## Objective:
Set down the data below from its first line to the line holding "Chart.register(...registerables);", inclusive; omit all pictures.

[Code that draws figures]
-- begin --
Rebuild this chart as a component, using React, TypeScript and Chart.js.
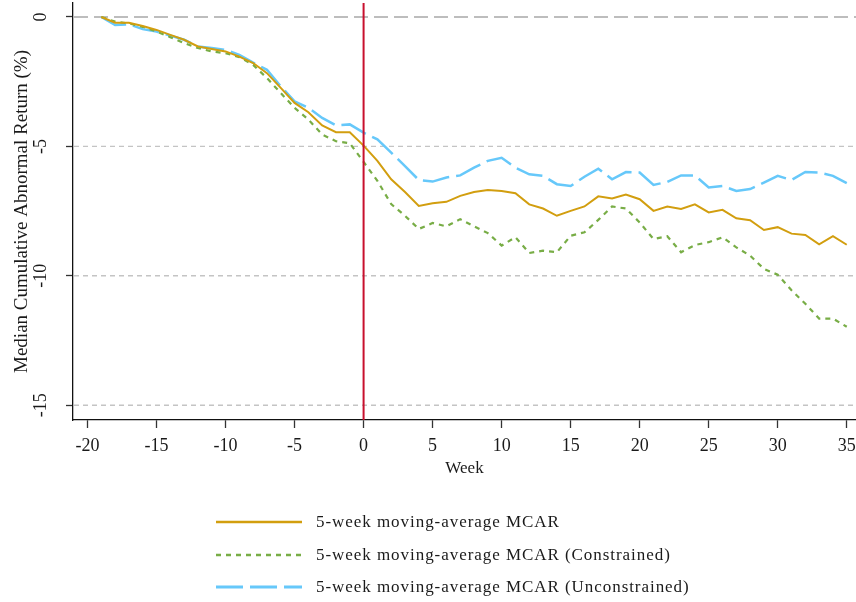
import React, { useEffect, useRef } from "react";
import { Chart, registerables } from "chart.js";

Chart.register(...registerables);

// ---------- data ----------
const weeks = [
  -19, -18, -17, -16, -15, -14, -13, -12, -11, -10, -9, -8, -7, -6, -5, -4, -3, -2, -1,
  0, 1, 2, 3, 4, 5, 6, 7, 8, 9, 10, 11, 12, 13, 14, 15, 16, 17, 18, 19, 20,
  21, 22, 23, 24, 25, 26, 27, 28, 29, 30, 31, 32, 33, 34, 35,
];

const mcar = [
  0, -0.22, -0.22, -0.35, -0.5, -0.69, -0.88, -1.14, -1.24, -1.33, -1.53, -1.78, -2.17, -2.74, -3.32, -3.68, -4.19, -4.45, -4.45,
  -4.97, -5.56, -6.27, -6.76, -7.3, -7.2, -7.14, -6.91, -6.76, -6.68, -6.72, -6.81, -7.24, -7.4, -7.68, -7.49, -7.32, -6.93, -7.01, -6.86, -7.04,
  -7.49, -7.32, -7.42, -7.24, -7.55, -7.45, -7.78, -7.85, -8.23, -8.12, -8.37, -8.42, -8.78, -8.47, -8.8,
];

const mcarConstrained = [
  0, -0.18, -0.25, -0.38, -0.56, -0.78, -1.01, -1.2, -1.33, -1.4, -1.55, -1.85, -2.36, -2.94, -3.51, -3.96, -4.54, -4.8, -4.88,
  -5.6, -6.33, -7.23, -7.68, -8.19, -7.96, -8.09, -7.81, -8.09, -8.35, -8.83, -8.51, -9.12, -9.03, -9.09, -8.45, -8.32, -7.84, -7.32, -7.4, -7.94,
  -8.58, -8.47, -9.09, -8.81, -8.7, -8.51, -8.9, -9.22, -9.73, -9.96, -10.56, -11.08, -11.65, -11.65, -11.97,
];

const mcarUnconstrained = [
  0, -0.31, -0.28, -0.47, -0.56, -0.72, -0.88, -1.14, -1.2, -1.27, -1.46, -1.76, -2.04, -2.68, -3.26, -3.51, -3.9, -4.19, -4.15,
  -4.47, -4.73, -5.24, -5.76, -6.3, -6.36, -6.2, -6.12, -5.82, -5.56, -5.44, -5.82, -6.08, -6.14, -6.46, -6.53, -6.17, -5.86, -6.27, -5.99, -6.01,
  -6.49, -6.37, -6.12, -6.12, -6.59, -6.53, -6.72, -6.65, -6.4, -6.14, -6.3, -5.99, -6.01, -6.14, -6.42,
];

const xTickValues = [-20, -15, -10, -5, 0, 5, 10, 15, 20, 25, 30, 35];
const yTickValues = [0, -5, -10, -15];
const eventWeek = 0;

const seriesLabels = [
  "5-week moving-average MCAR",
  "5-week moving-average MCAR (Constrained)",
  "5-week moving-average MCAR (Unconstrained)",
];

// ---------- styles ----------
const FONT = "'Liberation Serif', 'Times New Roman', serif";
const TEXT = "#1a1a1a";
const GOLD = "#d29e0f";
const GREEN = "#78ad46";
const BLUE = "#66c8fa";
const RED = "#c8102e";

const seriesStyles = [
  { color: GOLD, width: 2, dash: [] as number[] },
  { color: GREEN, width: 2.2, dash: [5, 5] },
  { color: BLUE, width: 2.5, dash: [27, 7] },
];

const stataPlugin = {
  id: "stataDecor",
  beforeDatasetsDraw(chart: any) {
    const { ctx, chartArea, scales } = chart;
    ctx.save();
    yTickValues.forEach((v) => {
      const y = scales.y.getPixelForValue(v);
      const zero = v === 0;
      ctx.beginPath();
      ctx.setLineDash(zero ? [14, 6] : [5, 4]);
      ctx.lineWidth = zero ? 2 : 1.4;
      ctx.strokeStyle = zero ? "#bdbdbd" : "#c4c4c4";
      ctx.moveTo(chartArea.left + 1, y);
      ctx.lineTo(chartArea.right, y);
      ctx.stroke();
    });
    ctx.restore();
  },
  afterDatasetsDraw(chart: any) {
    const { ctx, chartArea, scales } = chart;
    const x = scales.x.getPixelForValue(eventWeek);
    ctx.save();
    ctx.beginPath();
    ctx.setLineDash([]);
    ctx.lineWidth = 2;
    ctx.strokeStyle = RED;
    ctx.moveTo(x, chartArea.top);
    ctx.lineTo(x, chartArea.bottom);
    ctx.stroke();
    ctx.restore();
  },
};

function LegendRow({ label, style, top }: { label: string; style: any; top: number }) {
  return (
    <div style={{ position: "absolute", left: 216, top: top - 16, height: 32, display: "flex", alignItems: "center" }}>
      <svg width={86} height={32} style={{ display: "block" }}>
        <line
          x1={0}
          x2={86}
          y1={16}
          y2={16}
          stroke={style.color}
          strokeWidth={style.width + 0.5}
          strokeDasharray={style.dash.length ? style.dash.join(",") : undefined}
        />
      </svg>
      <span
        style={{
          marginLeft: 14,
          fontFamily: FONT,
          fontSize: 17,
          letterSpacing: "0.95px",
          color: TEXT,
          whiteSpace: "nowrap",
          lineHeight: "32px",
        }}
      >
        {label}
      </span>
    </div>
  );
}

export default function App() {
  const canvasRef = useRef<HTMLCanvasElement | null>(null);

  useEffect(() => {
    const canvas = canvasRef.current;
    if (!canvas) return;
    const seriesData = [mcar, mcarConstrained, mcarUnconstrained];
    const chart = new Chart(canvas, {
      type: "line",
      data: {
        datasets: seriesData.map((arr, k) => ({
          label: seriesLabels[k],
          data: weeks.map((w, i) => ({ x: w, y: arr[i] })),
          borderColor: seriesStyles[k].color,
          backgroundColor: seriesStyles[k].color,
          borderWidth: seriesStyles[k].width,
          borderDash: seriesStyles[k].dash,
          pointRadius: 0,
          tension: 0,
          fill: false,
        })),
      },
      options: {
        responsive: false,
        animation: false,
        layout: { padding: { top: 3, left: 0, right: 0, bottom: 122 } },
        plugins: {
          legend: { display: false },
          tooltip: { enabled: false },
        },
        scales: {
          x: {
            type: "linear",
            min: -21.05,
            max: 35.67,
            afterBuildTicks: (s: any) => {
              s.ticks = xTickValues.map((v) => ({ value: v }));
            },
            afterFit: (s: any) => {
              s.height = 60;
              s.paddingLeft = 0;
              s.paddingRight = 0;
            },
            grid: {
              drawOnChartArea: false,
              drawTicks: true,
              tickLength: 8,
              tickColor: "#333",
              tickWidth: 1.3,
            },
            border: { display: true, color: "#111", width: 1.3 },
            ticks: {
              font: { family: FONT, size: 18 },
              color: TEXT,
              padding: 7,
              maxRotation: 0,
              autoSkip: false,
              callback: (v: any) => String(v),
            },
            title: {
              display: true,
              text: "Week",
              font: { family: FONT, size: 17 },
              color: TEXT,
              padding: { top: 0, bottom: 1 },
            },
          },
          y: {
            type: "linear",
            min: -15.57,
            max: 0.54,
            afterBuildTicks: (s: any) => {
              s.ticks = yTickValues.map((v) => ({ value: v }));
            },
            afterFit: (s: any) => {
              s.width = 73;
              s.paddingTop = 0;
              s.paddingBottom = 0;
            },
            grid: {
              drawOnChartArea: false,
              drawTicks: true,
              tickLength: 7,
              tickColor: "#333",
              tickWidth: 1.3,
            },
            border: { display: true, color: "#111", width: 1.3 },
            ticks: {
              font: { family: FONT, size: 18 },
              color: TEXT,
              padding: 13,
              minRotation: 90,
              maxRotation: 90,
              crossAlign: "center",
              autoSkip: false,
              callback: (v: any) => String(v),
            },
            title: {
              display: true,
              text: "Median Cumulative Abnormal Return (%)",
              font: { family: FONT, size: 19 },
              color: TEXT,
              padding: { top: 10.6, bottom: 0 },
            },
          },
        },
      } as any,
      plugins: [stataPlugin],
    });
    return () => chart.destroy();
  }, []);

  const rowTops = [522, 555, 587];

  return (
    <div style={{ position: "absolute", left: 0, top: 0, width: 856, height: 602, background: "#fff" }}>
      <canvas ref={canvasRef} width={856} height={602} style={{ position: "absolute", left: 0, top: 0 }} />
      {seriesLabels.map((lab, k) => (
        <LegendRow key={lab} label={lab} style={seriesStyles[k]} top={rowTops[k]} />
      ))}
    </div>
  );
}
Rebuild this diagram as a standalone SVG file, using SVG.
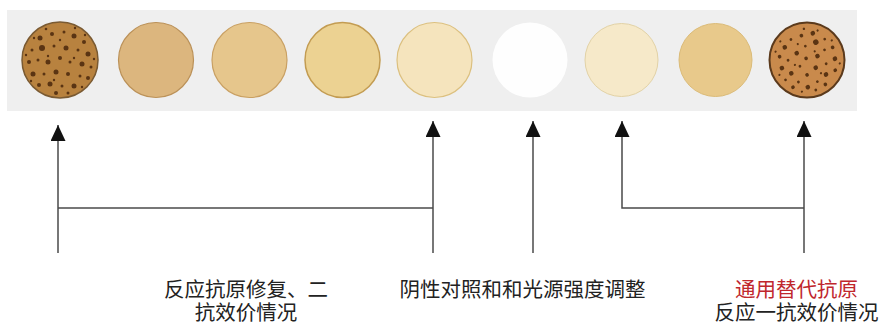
-- end --
## Solution for this exercise:
Rebuild this chart as a component, using React, TypeScript and Chart.js.
import React, { useEffect, useRef } from "react";
import { Chart, registerables } from "chart.js";

Chart.register(...registerables);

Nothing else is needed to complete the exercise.